Prove that a subset D of a metric space M is dense in M iff $\displaystyle D \bigcap U$ nonempty for every nonempty open set $\displaystyle U \subset M$
so given$\displaystyle D \bigcap U$ nonempty we need to show that cl(D)=M, how does this work?
Prove that a subset D of a metric space M is dense in M iff $\displaystyle D \bigcap U$ nonempty for every nonempty open set $\displaystyle U \subset M$
so given$\displaystyle D \bigcap U$ nonempty we need to show that cl(D)=M, how does this work?
Here is a slightly different discussion of this.
The statement that $\displaystyle x$ is a contact point of $\displaystyle D$ means that $\displaystyle x\in D$ or $\displaystyle x$ is a limit point of $\displaystyle D$ [i.e. $\displaystyle x\in cl(D)]$.

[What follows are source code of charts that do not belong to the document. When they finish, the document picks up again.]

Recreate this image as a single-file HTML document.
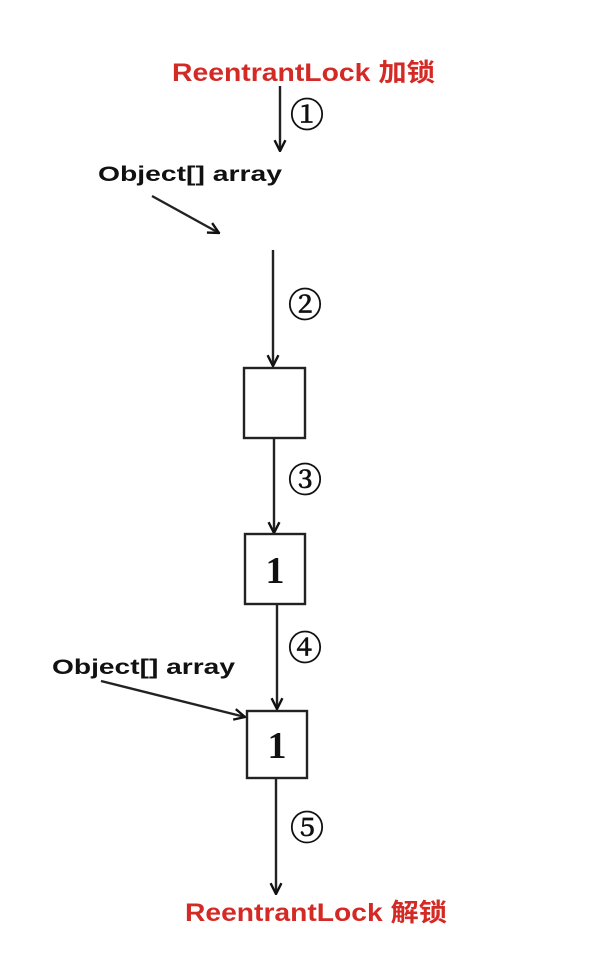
<!DOCTYPE html>
<html><head><meta charset="utf-8"><style>
html,body{margin:0;padding:0;background:#fff;}
svg{display:block;}
.r{font-family:"Liberation Sans","Noto Sans CJK SC",sans-serif;font-weight:bold;fill:#d42a26;font-size:25px;}
.b{font-family:"Liberation Sans",sans-serif;font-weight:bold;fill:#111;font-size:21px;}
.c{font-family:"DejaVu Serif","Noto Serif CJK SC",serif;fill:#111;font-size:34px;stroke:#111;stroke-width:0.8;}
.n{font-family:"Liberation Serif",serif;font-weight:bold;fill:#111;font-size:38px;}
</style></head><body>
<svg width="592" height="968" viewBox="0 0 592 968" xmlns="http://www.w3.org/2000/svg">
<defs><marker id="a" viewBox="0 0 12 12" refX="11" refY="6" markerWidth="13" markerHeight="13" markerUnits="userSpaceOnUse" orient="auto"><path d="M1,1 L11,6 L1,11" fill="none" stroke="#111" stroke-width="2.2"/></marker></defs>
<g stroke="#222" stroke-width="2.4" fill="none">
<line x1="280" y1="86" x2="280" y2="151" marker-end="url(#a)"/>
<line x1="152" y1="196" x2="219" y2="233" marker-end="url(#a)"/>
<line x1="273" y1="250" x2="273" y2="366" marker-end="url(#a)"/>
<line x1="274" y1="438" x2="274" y2="533" marker-end="url(#a)"/>
<line x1="277" y1="604" x2="277" y2="709" marker-end="url(#a)"/>
<line x1="101" y1="681" x2="245" y2="717" marker-end="url(#a)"/>
<line x1="276" y1="778" x2="276" y2="894" marker-end="url(#a)"/>
<rect x="244" y="368" width="61" height="70"/>
<rect x="245" y="534" width="60" height="70"/>
<rect x="247" y="711" width="60" height="67"/>
</g>
<text class="r" x="172" y="81" textLength="263" lengthAdjust="spacingAndGlyphs">ReentrantLock 加锁</text>
<text class="r" x="185" y="921" textLength="262" lengthAdjust="spacingAndGlyphs">ReentrantLock 解锁</text>
<text class="b" x="98" y="181" textLength="184" lengthAdjust="spacingAndGlyphs">Object[] array</text>
<text class="b" x="52" y="674" textLength="183" lengthAdjust="spacingAndGlyphs">Object[] array</text>
<text class="c" x="307" y="127" text-anchor="middle">①</text>
<text class="c" x="305" y="317" text-anchor="middle">②</text>
<text class="c" x="305" y="492" text-anchor="middle">③</text>
<text class="c" x="305" y="660" text-anchor="middle">④</text>
<text class="c" x="307" y="840" text-anchor="middle">⑤</text>
<text class="n" x="275" y="583" text-anchor="middle">1</text>
<text class="n" x="277" y="758" text-anchor="middle">1</text>
</svg>
</body></html>
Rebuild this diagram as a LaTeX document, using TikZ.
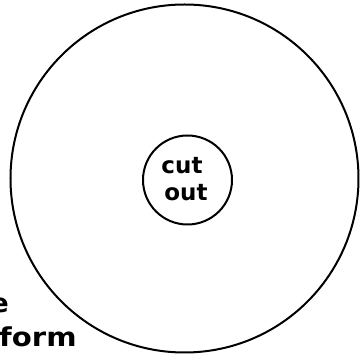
\documentclass[tikz,border=0pt]{standalone}
\usepackage{fontspec}
\newfontfamily\handfont{DejaVu Sans}
\begin{document}
\begin{tikzpicture}[x=1pt,y=1pt,
  ring/.style={draw=black,line width=2pt,circle,inner sep=0pt},
  hand/.style={text=black,inner sep=0pt}]
\useasboundingbox (0,0) rectangle (360,356);
\node[ring,minimum size=348pt] (outer) at (184.5,177.5) {};
\node[ring,minimum size=89pt] (inner) at (187.5,176) {};
\node[hand,font=\handfont\bfseries\fontsize{23}{23}\selectfont] (cut) at (182,190) {cut};
\node[hand,font=\handfont\bfseries\fontsize{23}{23}\selectfont] (out) at (186,163) {out};
\node[hand,font=\handfont\bfseries\fontsize{26}{26}\selectfont,anchor=base east] (e) at (9,43) {e};
\node[hand,font=\handfont\bfseries\fontsize{26}{26}\selectfont,anchor=base west,xscale=1.12] (form) at (-1,9) {form};
\end{tikzpicture}
\end{document}
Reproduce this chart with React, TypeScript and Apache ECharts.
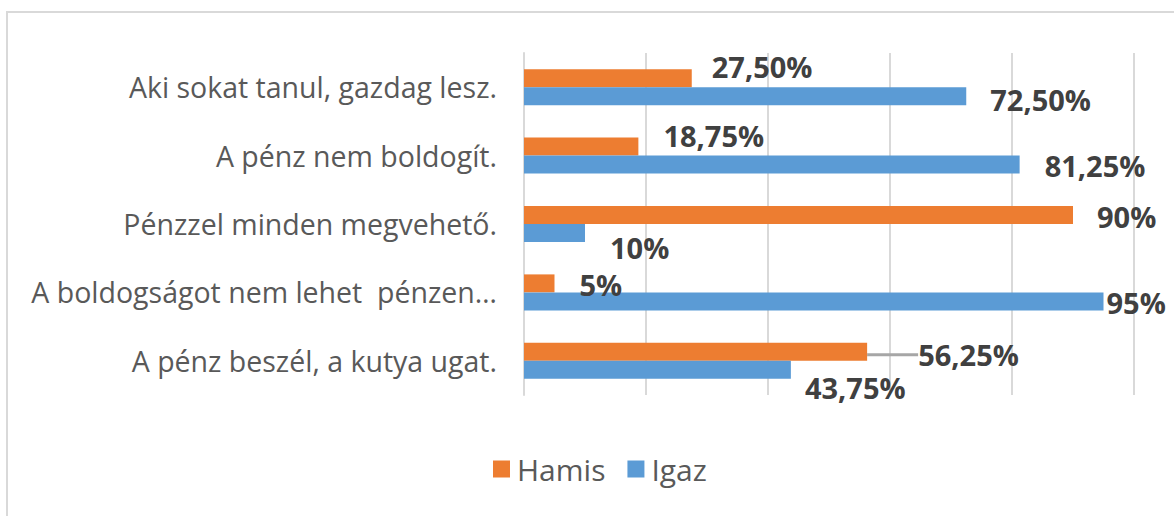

So you are asked to show that each point of $\displaystyle M$ is a contact point of $\displaystyle D$.
Suppose that $\displaystyle t\in M$ but $\displaystyle t\notin cl(D)$. Then there is a ball $\displaystyle \mathcal{B}(t;\delta)$ that contains no point of $\displaystyle D$.
WHY? And why is that a contradiction?